Возвращение домой и помощь от государства

— Тебя ведь по прилету тоже допрашивали?

— Да, но это больше было похоже на дружескую беседу. Спокойно поговорили, и все.

— Вы всегда ограждали дочку от всей этой информации, сейчас будете такой же позиции придерживаться?— Большого желания рассказывать об этом нет. Если ей будет интересно, и она спросит, то, конечно, расскажу. Но я надеюсь, что ее эта тема никогда не заинтересует. Сам факт моего пребывания во Франции глупо отрицать, а подробности… Будем уже по ситуации смотреть. Ты же понимаешь, что я даже здесь не могу всего рассказать. Тюрьма — это особый мир, совсем не похожий на этот. Конечно, в плане быта европейские тюрьмы лучше, но все равно.

— По твоим внутренним ощущениям, кто действительно помогал?— Все мое окружение: семья, близкие друзья. Я знаю, что очень много людей, которые меня даже не знают, все равно поддерживали меня в этой ситуации. Речь не о материальной или физической помощи, они помогли тем, что были на моей стороне и говорили об этом.

— Кто-то из должностных лиц оказал реальную помощь?

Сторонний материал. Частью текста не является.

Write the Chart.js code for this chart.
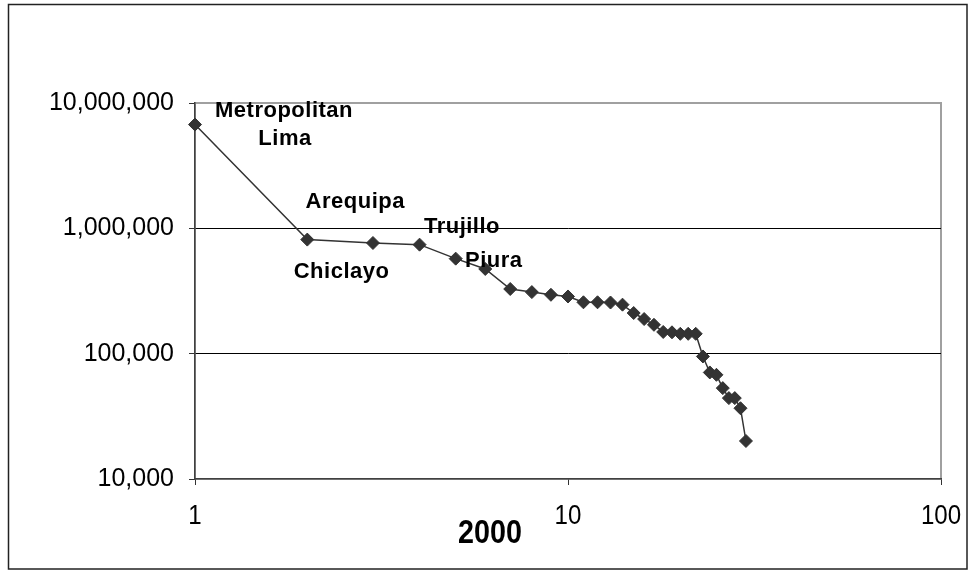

— Я не ощутил конкретной работы. Не было такого, чтобы прислали письмо из президентского корпуса и мне улучшили жизнь. Конечно, может быть что-то происходило в высоких кабинетах, но до нас, низов, ничего не дошло. Единственное, что было ощутимо, так это работа Владислава Волгина ближе к концу всей истории. Он постоянно держал в курсе событий мою жену, оказывал всяческую поддержку.